Nevertheless, those of my siblings who came here with him all agree that he made the right decision. Australia is my home and I could not imagine living anywhere else.
22 July 2011
To: O'CONNOR: If you were there during 1949/1950, then I am not surprised. Australia had just finished fighting in the Second World War and had to start rebuilding its own economy. When I was there, we had a few complainers, but the large majority moved and went to find work. I knew there were a few people who found Bonegilla far too comfortable and decided to stay on for month and years.
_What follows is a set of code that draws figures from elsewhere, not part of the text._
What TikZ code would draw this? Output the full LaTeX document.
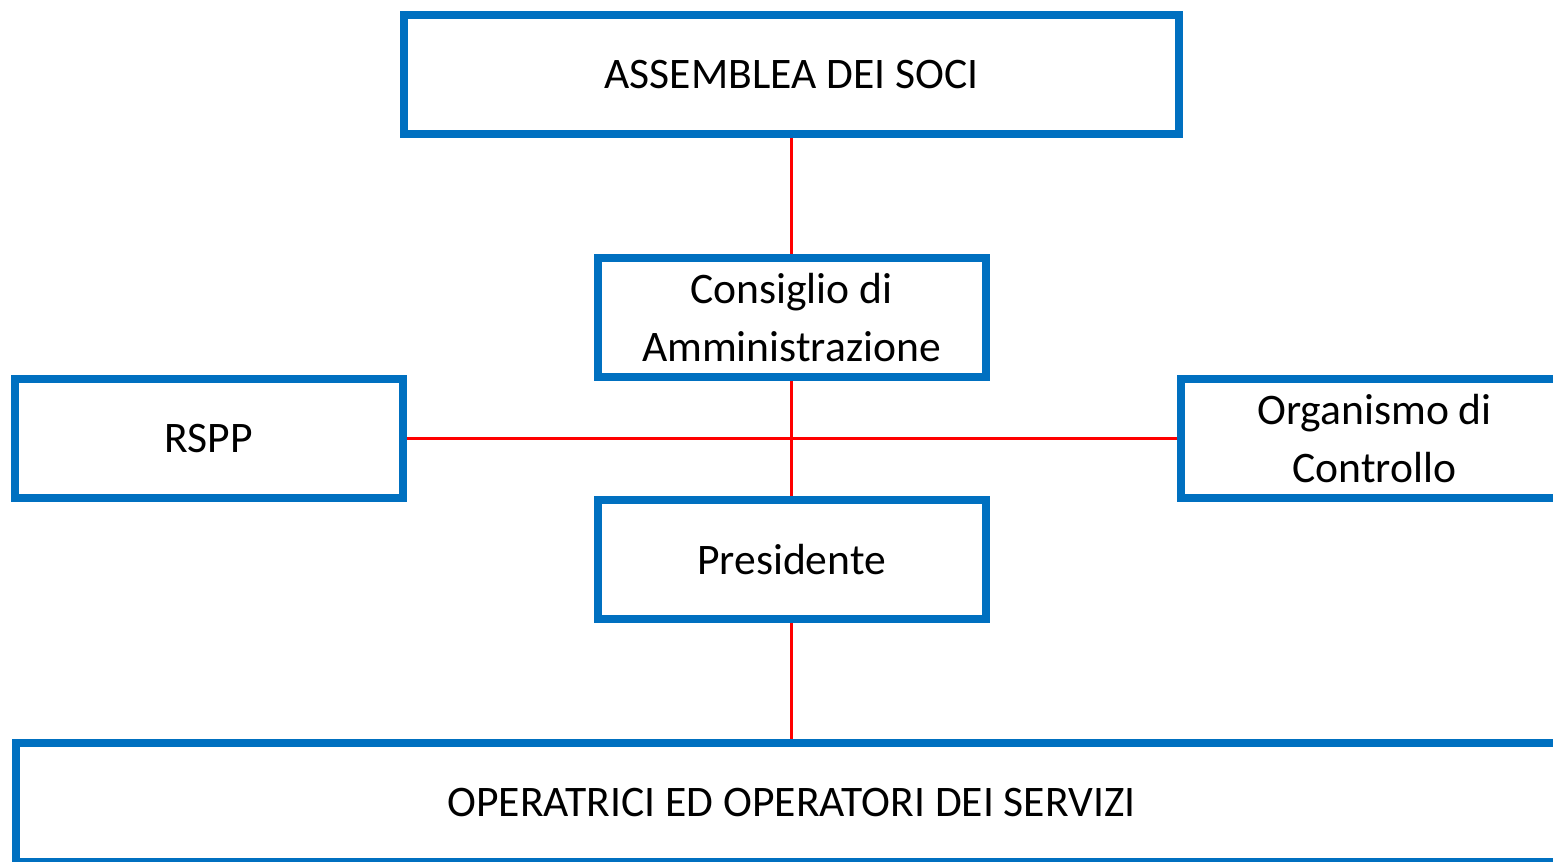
\documentclass[tikz,border=0pt]{standalone}
\usepackage{fontspec}
\setmainfont{Carlito}
\usepackage{xcolor}
\usetikzlibrary{positioning,calc}

\definecolor{orgblue}{HTML}{0070C0}
\definecolor{orgred}{HTML}{FF0000}

\tikzset{
  box/.style={draw=orgblue, line width=0.2cm, fill=white, inner sep=0pt,
    minimum width=9.7cm, minimum height=2.975cm, align=center,
    font=\fontsize{31}{41.5}\selectfont},
  link/.style={draw=orgred, line width=0.075cm}
}

\begin{document}
\begin{tikzpicture}
  \useasboundingbox (0,0) rectangle (38.825,-21.525);
  \clip (0,0) rectangle (38.825,-21.525);

  \node[box, minimum width=19.375cm] (asm) at (19.7875,-1.8625) {ASSEMBLEA DEI SOCI} ; %
  \node[box, below=2.9cm of asm] (cda) {Consiglio di\\Amministrazione} ; %
  \node[box, below=2.875cm of cda] (pres) {Presidente} ; %
  \node[box, minimum width=38.8cm, below=2.9cm of pres] (ops) {OPERATRICI ED OPERATORI DEI SERVIZI} ; %

  \coordinate (midw) at ($(cda.west)!0.5!(pres.west)$) ; %
  \coordinate (mide) at ($(cda.east)!0.5!(pres.east)$) ; %
  \node[box, left=4.675cm of midw] (rspp) {RSPP} ; %
  \node[box, right=4.675cm of mide] (odc) {Organismo di\\Controllo} ; %

  \draw[link] (asm) -- (cda) ;
  \draw[link] (cda) -- (pres) ;
  \draw[link] (pres) -- (ops) ;
  \draw[link] (rspp) -- (odc) ;
\end{tikzpicture}
\end{document}
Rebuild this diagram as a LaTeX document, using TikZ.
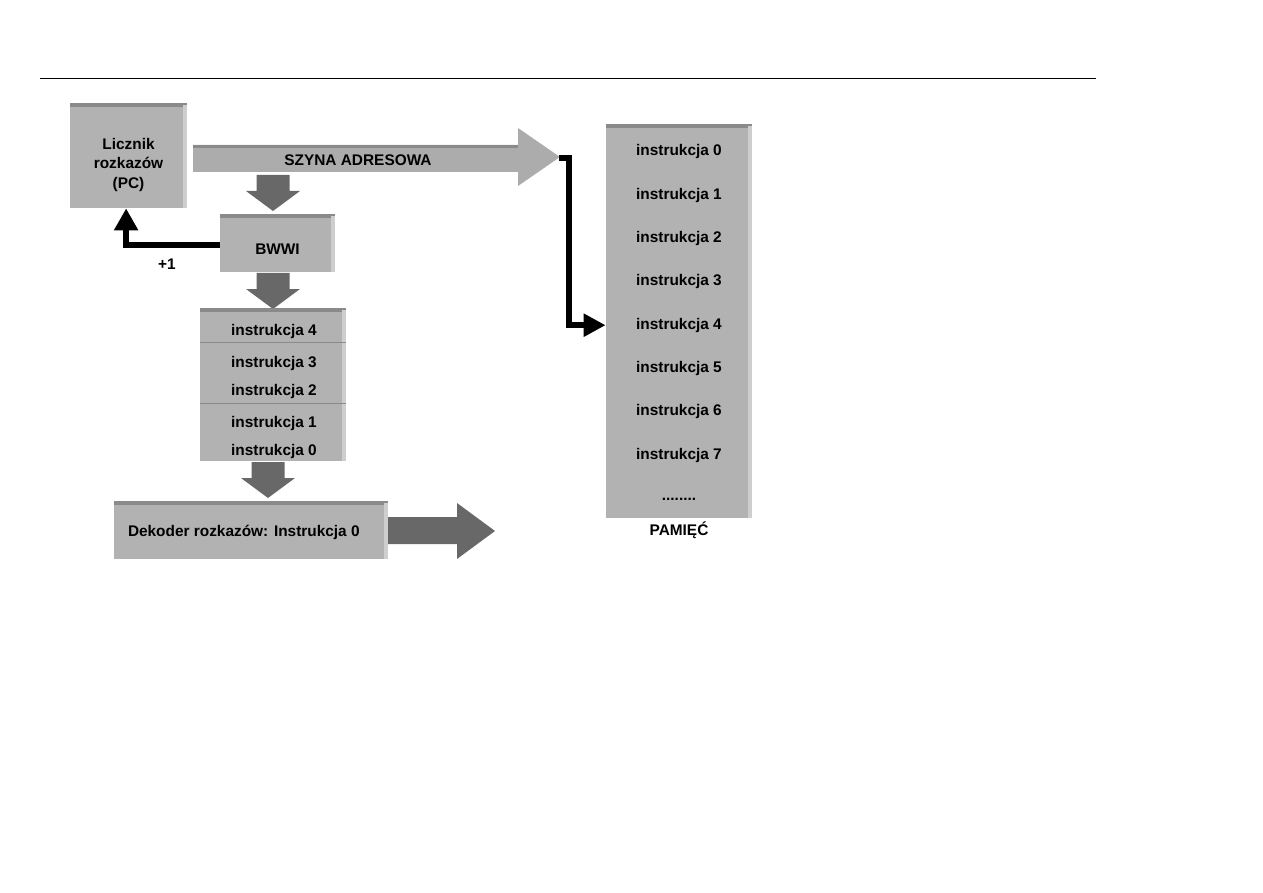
\documentclass[tikz,border=0pt]{standalone}
\usepackage{fontspec}
\setmainfont{Liberation Sans}
\usetikzlibrary{arrows.meta,positioning}

\definecolor{boxgray}{RGB}{178,178,178}
\definecolor{topgray}{RGB}{138,138,138}
\definecolor{sidegray}{RGB}{206,206,206}
\definecolor{busgray}{RGB}{172,172,172}
\definecolor{fatgray}{RGB}{104,104,104}

\begin{document}
\begin{tikzpicture}[x=0.5pt, y=-0.5pt,
    font=\fontsize{7.7}{9.8}\selectfont\bfseries,
    box/.style={fill=boxgray, inner sep=0pt, path picture={
        \fill[topgray] (path picture bounding box.north west) rectangle ([yshift=-2pt]path picture bounding box.north east);
        \fill[sidegray] ([xshift=-2.2pt,yshift=-1pt]path picture bounding box.north east) rectangle (path picture bounding box.south east);}},
    sz/.style 2 args={minimum width=#1*0.5pt, minimum height=#2*0.5pt},
    item/.style={inner sep=0pt, yshift=-1pt},
    link/.style={line width=3pt, -{Triangle[length=11pt,width=11pt]}},
    fb/.style={line width=3pt, -{Triangle[length=11pt,width=11.5pt]}},
    fat/.style={fill=fatgray},
    pics/downarr/.style={code={
        \fill[fat] (-16.5,0) -- (16.5,0) -- (16.5,16) -- (27,16) -- (0,36) -- (-27,16) -- (-16.5,16) -- cycle;}}
    ]
    \useasboundingbox (0,0) rectangle (1263,893);

    \draw[line width=0.5pt] (40,79) -- (1096,79);

    % licznik rozkazow
    \node[box, sz={117}{105}, label={[align=center, yshift=-4.6pt]center:Licznik\\rozkazów\\(PC)}] (licz) at (128.5,155.5) {};

    % szyna adresowa
    \fill[busgray] (193,145) -- (518,145) -- (518,128) -- (560,157) -- (518,186) -- (518,172) -- (193,172) -- cycle;
    \fill[topgray] (193,145) rectangle (518,148);
    \node[item] (bus) at (358,158) {SZYNA ADRESOWA};
    \coordinate (bustip) at (559,158);

    % BWWI
    \pic at (273,175) {downarr};
    \node[box, sz={115}{58}, label={[yshift=-3pt]center:BWWI}] (bwwi) at (277.5,243) {};
    \draw[fb] ([yshift=-1pt]bwwi.west) -| ([xshift=-1.2pt]licz.south);
    \node[item] (plus) at (167,262) {+1};

    % kolejka instrukcji
    \pic at (273,273) {downarr};
    \node[box, sz={146}{153}] (queue) at (273,384.5) {};
    \draw[topgray, line width=0.5pt] (queue.west |- 0,342) -- (queue.east |- 0,342);
    \draw[topgray, line width=0.5pt] (queue.west |- 0,403) -- (queue.east |- 0,403);
    \node[item] (q4) at (274,330) {instrukcja 4};
    \node[item] (q3) at (274,362) {instrukcja 3};
    \node[item] (q2) at (274,390) {instrukcja 2};
    \node[item] (q1) at (274,422) {instrukcja 1};
    \node[item] (q0) at (274,450) {instrukcja 0};

    % dekoder
    \pic at (268,462) {downarr};
    \node[box, sz={274}{58}] (dek) at (251,530) {};
    \node[item, anchor=west] (dektxt) at ([xshift=7pt]dek.west) {Dekoder rozkazów: Instrukcja 0};
    \fill[fat] (388,517) -- (457,517) -- (457,503) -- (495,531) -- (457,559) -- (457,544) -- (388,544) -- cycle;

    % pamiec
    \node[box, sz={146}{394}] (mem) at (679,321) {};
    \foreach \i in {0,...,7}
        \node[item] (m\i) at (679,150+43.3*\i) {instrukcja \i};
    \node[item] (mdots) at (679,497) {........};
    \node[item, below=0.5pt of mem] (pam) {PAMIĘĆ};

    \draw[link] (bustip) -- ++(10,0) |- (m4 -| mem.west);
\end{tikzpicture}
\end{document}
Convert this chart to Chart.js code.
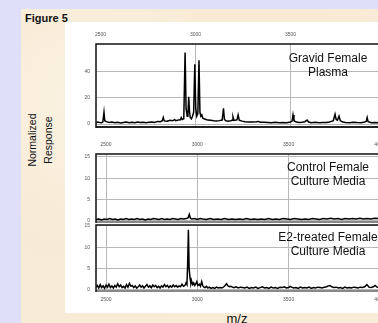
<!DOCTYPE html>
<html>
<head>
<meta charset="utf-8">
<script src="https://cdn.jsdelivr.net/npm/chart.js@4"></script>
<style>
  html, body { margin: 0; padding: 0; }
  body { width: 378px; height: 323px; overflow: hidden; position: relative; background: #dfdff9; font-family: "Liberation Sans", Arial, sans-serif; }
  .paper { position: absolute; left: 21px; top: 9px; right: 0; bottom: 0;
    background: radial-gradient(circle at 20% 30%, #fbf2e2 0, #f7ebd5 40%, #f8ecd8 100%); }
  .sheet { position: absolute; left: 65px; top: 22px; width: 340px; height: 291px; background: #fff; }
  .box { position: absolute; }
  .fig { position: absolute; left: 25px; top: 12px; font-weight: bold; font-size: 11px; color: #111; }
  .ylab { position: absolute; left: 40px; top: 140px; width: 0; height: 0; }
  .ylab div { position: absolute; left: -60px; top: -16px; width: 120px; text-align: center;
    transform: rotate(-90deg); font-size: 10.5px; line-height: 16px; color: #111; }
  .tag { position: absolute; width: 130px; text-align: center; font-size: 12px; line-height: 14px; color: #111; }
  .mz { position: absolute; left: 217px; top: 311px; width: 40px; text-align: center; font-size: 13px; color: #111; }
</style>
</head>
<body>
<div class="paper"></div>
<div class="sheet"></div>
<div class="fig">Figure 5</div>
<div class="ylab"><div>Normalized<br>Response</div></div>

<div class="box" style="left:66px;top:28px;width:334px;height:100px"><canvas id="c1"></canvas></div>
<div class="box" style="left:66px;top:138px;width:334px;height:85px"><canvas id="c2"></canvas></div>
<div class="box" style="left:66px;top:223px;width:334px;height:84px"><canvas id="c3"></canvas></div>

<div class="tag" style="left:263px;top:51px">Gravid Female<br>Plasma</div>
<div class="tag" style="left:263px;top:160px">Control Female<br>Culture Media</div>
<div class="tag" style="left:263px;top:230px">E2-treated Female<br>Culture Media</div>
<div class="mz">m/z</div>

<script>
// tick labels
const mzTicks = [2500, 3000, 3500, 4000];
const plasmaTicks = [0, 20, 40];
const mediaTicks = [0, 5, 10, 15];

// Gravid Female Plasma
const plasmaMz = [2476, 2485, 2495, 2505, 2512, 2518, 2522, 2530, 2545, 2560, 2575, 2590, 2605, 2620, 2635, 2650,
  2665, 2680, 2695, 2710, 2725, 2740, 2755, 2770, 2785, 2800, 2815, 2825, 2830, 2835, 2850, 2865, 2880, 2890, 2895,
  2910, 2920, 2925, 2930, 2938, 2945, 2950, 2956, 2960, 2964, 2968, 2972, 2978, 2984, 2990, 2996, 3001, 3006, 3012,
  3018, 3023, 3028, 3033, 3038, 3045, 3055, 3065, 3080, 3095, 3110, 3125, 3140, 3147, 3152, 3160, 3170, 3185, 3192,
  3197, 3202, 3212, 3218, 3224, 3230, 3245, 3260, 3280, 3300, 3320, 3330, 3340, 3360, 3380, 3400, 3420, 3440, 3460,
  3480, 3500, 3508, 3513, 3518, 3530, 3545, 3560, 3575, 3587, 3595, 3610, 3630, 3650, 3670, 3690, 3705, 3715, 3725,
  3734, 3740, 3747, 3755, 3762, 3775, 3790, 3810, 3830, 3850, 3870, 3890, 3898, 3903, 3908, 3925, 3945, 3965, 3985,
  4000, 4030, 4060, 4080];
const plasmaVal = [1.0, 1.5, 1.2, 1.0, 1.5, 9.0, 2.5, 1.8, 1.2, 1.5, 1.0, 1.4, 0.8, 1.2, 1.5, 0.9,
  1.3, 1.0, 1.6, 1.1, 1.4, 1.0, 1.3, 1.6, 1.2, 2.0, 1.8, 2.5, 5.0, 2.4, 2.2, 2.8, 2.5, 3.5, 2.6,
  3.0, 3.2, 5.0, 3.5, 4.0, 55, 12, 6, 8, 21, 10, 5, 4, 6, 9, 46, 12, 6, 8,
  49, 9, 6, 7, 4.5, 4, 3.5, 3, 2.8, 2.5, 2.3, 2.6, 3.0, 12, 3.5, 2.5, 2.2, 2.5, 2.8,
  5.5, 2.8, 3.0, 3.2, 7.0, 3.0, 2.2, 1.8, 1.6, 1.5, 1.8, 2.0, 1.4, 1.3, 1.2, 1.0, 1.3, 1.0, 1.2,
  1.0, 1.5, 2.2, 7.0, 2.5, 1.5, 1.2, 1.4, 1.8, 3.0, 1.5, 1.0, 1.3, 1.0, 1.2, 1.1, 1.5, 2.0, 2.5,
  7.5, 3.5, 3.0, 6.0, 2.5, 1.5, 1.2, 1.0, 1.3, 1.1, 1.0, 1.5, 2.0, 5.0, 1.8, 1.0, 1.2, 1.0, 0.9,
  1.0, 1.2, 0.9, 1.1];

// Control Female Culture Media
const controlMz = [2445, 2460, 2475, 2490, 2505, 2520, 2535, 2550, 2565, 2580, 2595, 2610, 2625, 2640, 2655, 2670,
  2685, 2700, 2715, 2730, 2745, 2760, 2775, 2790, 2805, 2820, 2835, 2850, 2865, 2880, 2895, 2910, 2925, 2940, 2950,
  2956, 2962, 2970, 2985, 3000, 3015, 3030, 3050, 3070, 3090, 3110, 3130, 3150, 3170, 3190, 3210, 3230, 3250, 3270,
  3290, 3310, 3330, 3350, 3370, 3390, 3410, 3430, 3450, 3470, 3490, 3510, 3530, 3550, 3570, 3590, 3610, 3630, 3650,
  3670, 3690, 3710, 3730, 3750, 3770, 3790, 3810, 3830, 3850, 3870, 3890, 3910, 3930, 3950, 3970, 3990, 4010, 4040,
  4070, 4110];
const controlVal = [0.3, 0.4, 0.2, 0.4, 0.3, 0.5, 0.3, 0.4, 0.2, 0.4, 0.3, 0.5, 0.3, 0.4, 0.3, 0.5,
  0.3, 0.4, 0.2, 0.4, 0.3, 0.5, 0.4, 0.3, 0.5, 0.3, 0.4, 0.3, 0.5, 0.4, 0.3, 0.5, 0.4, 0.5, 0.7,
  1.5, 0.6, 0.4, 0.5, 0.3, 0.5, 0.4, 0.3, 0.5, 0.3, 0.4, 0.3, 0.5, 0.3, 0.4, 0.3, 0.4, 0.3, 0.5,
  0.3, 0.4, 0.3, 0.4, 0.3, 0.5, 0.3, 0.4, 0.3, 0.5, 0.4, 0.3, 0.5, 0.4, 0.3, 0.4, 0.3, 0.5, 0.4,
  0.3, 0.5, 0.4, 0.6, 0.4, 0.5, 0.3, 0.5, 0.4, 0.5, 0.4, 0.6, 0.4, 0.5, 0.4, 0.6, 0.5, 0.6, 0.5,
  0.6, 0.5];

// E2-treated Female Culture Media
const e2Mz = [2445, 2452, 2460, 2468, 2476, 2484, 2492, 2500, 2508, 2516, 2524, 2532, 2540, 2548, 2556, 2564,
  2572, 2580, 2588, 2596, 2604, 2612, 2620, 2628, 2636, 2644, 2652, 2660, 2668, 2676, 2684, 2692, 2700, 2708,
  2716, 2724, 2732, 2740, 2748, 2756, 2764, 2772, 2780, 2788, 2796, 2804, 2812, 2820, 2828, 2836, 2844, 2852,
  2860, 2868, 2876, 2884, 2892, 2900, 2908, 2916, 2924, 2932, 2938, 2943, 2947, 2951, 2955, 2960, 2965, 2969,
  2975, 2980, 2986, 2992, 2997, 3003, 3011, 3017, 3024, 3030, 3036, 3042, 3050, 3058, 3066, 3075, 3085, 3095,
  3105, 3115, 3125, 3135, 3145, 3152, 3160, 3168, 3176, 3184, 3192, 3200, 3212, 3224, 3236, 3248, 3260, 3272,
  3284, 3296, 3308, 3320, 3332, 3344, 3356, 3368, 3380, 3392, 3404, 3416, 3428, 3440, 3452, 3464, 3476, 3488,
  3500, 3508, 3516, 3528, 3540, 3552, 3564, 3576, 3588, 3600, 3612, 3624, 3636, 3648, 3660, 3672, 3684, 3696,
  3708, 3718, 3727, 3736, 3748, 3760, 3772, 3784, 3796, 3808, 3820, 3832, 3844, 3856, 3868, 3880, 3892, 3904,
  3916, 3929, 3940, 3952, 3964, 3973, 3984, 3996, 4010, 4030, 4050, 4070, 4090, 4110];
const e2Val = [0.6, 1.0, 0.4, 1.2, 0.5, 0.9, 0.3, 1.1, 0.6, 1.3, 0.5, 0.9, 0.4, 1.0, 0.6, 1.4,
  0.7, 1.1, 0.5, 0.8, 0.4, 1.2, 0.6, 1.5, 0.8, 1.0, 0.5, 0.9, 0.4, 0.7, 1.1, 0.6, 0.9, 0.4,
  0.8, 1.2, 0.6, 0.9, 0.5, 1.1, 0.7, 1.0, 0.5, 0.8, 0.4, 0.9, 0.6, 1.2, 0.7, 1.0, 0.5, 0.9,
  0.6, 1.1, 0.7, 1.0, 0.6, 0.9, 0.7, 1.3, 0.8, 1.0, 1.6, 1.2, 6.0, 14.1, 5.0, 2.8, 1.4, 2.0,
  1.2, 1.6, 1.0, 1.4, 1.9, 1.0, 1.3, 0.8, 1.9, 0.9, 0.6, 0.5, 0.8, 0.4, 0.6, 0.3, 0.5, 0.3,
  0.6, 0.4, 0.5, 0.4, 0.7, 1.0, 1.4, 0.9, 0.7, 0.8, 0.6, 0.5, 0.7, 0.4, 0.6, 0.5, 0.4, 0.6,
  0.3, 0.5, 0.4, 0.6, 0.3, 0.5, 0.7, 0.4, 0.5, 0.3, 0.6, 0.4, 0.5, 0.3, 0.6, 0.5, 0.7, 0.4,
  0.5, 0.8, 0.6, 0.4, 0.5, 0.3, 0.6, 0.4, 0.5, 0.4, 0.6, 0.3, 0.5, 0.4, 0.6, 0.5, 0.4, 0.6,
  0.7, 0.9, 1.0, 0.7, 0.5, 0.6, 0.4, 0.5, 0.3, 0.6, 0.4, 0.5, 0.4, 0.6, 0.5, 0.4, 0.6, 0.5,
  0.7, 1.2, 0.6, 0.5, 0.7, 1.0, 0.6, 0.5, 0.6, 0.4, 0.6, 0.5, 0.6, 0.5];

const tickFont = { family: 'Liberation Sans', size: 5 };

// frame round the plot area: black top/left, grey bottom
const frame = {
  id: 'frame',
  afterDatasetsDraw(chart, args, opts) {
    const { ctx, chartArea: a } = chart;
    ctx.save();
    ctx.lineWidth = 2;
    ctx.strokeStyle = opts.bottomColor || '#808080';
    ctx.beginPath();
    ctx.moveTo(a.left, a.bottom);
    ctx.lineTo(a.right, a.bottom);
    ctx.stroke();
    ctx.lineWidth = 1.5;
    ctx.strokeStyle = '#111';
    ctx.beginPath();
    ctx.moveTo(a.right, a.top);
    ctx.lineTo(a.left, a.top);
    ctx.lineTo(a.left, a.bottom + 1);
    ctx.stroke();
    ctx.restore();
  }
};

function makePanel(id, mz, vals, opt) {
  return new Chart(document.getElementById(id), {
    type: 'line',
    data: {
      datasets: [{
        data: mz.map((m, i) => ({ x: m, y: vals[i] })),
        borderColor: '#000',
        borderWidth: 1.5,
        pointRadius: 0,
        tension: 0,
        fill: false
      }]
    },
    options: {
      animation: false,
      responsive: true,
      maintainAspectRatio: false,
      layout: { padding: opt.padding },
      plugins: {
        legend: { display: false },
        tooltip: { enabled: false },
        frame: { bottomColor: opt.bottomColor }
      },
      scales: {
        x: {
          type: 'linear',
          position: opt.xPos,
          min: opt.xMin,
          max: opt.xMax,
          afterBuildTicks: s => { s.ticks = mzTicks.map(v => ({ value: v })); },
          afterFit: s => { s.height = 16; },
          grid: {
            // the plasma panel has no grid line at 2500
            color: c => (opt.hideFirstGrid && c.tick && c.tick.value === 2500) ? 'rgba(0,0,0,0)' : '#b8b8b8',
            lineWidth: 1,
            drawTicks: false
          },
          border: { display: false },
          ticks: { font: tickFont, color: '#555', padding: 6, maxRotation: 0, autoSkip: false, callback: v => String(v) }
        },
        y: {
          min: opt.yMin,
          max: opt.yMax,
          afterBuildTicks: s => { s.ticks = opt.yTicks.map(v => ({ value: v })); },
          afterFit: s => { s.width = 30; s.paddingTop = 0; s.paddingBottom = 0; },
          grid: { color: '#b8b8b8', lineWidth: 1, drawTicks: false },
          border: { display: false },
          ticks: { font: tickFont, color: '#555', padding: 6, callback: v => String(v) }
        }
      }
    },
    plugins: [frame]
  });
}

makePanel('c1', plasmaMz, plasmaVal, {
  xPos: 'top', xMin: 2476, xMax: 4076, yMin: -2.3, yMax: 61.5, yTicks: plasmaTicks, hideFirstGrid: true,
  padding: { top: 0, bottom: 1, left: 0, right: 0 }, bottomColor: '#222'
});
makePanel('c2', controlMz, controlVal, {
  xPos: 'top', xMin: 2445, xMax: 4110, yMin: -0.3, yMax: 15.7, yTicks: mediaTicks,
  padding: { top: 0, bottom: 1, left: 0, right: 0 }, bottomColor: '#888'
});
makePanel('c3', e2Mz, e2Val, {
  xPos: 'bottom', xMin: 2445, xMax: 4110, yMin: -0.3, yMax: 15.2, yTicks: mediaTicks,
  padding: { top: 2, bottom: 0, left: 0, right: 0 }, bottomColor: '#888'
});
</script>
</body>
</html>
If Bonegilla was bad, everyone had a choice to leave.
26 July 2011
What I responded to in your original comment were your two sentences in the last paragraph that began, "I am sure".
I note you now say that you are not suprised at my 1949/50 experience because Australia was just restarting its economy etc. This is no way explains the attempt to send my father to Walhalla in Victoria and my mother, sister and I to Cowra! There are other instances where husbands were only allowed limited access to visit their wives and children in holding camps such as West Sale. My father and other men were quite vocal in their complaints!
The attitude towards Displaced Person Migrants in Australia at that time was not one of unanimous welcome at the level of the personal and the three tiers of Government. A recently published book, "Welcome to Little Europe", contains material relating to the attitudes in Australia towards migrants in the immediate post-war years.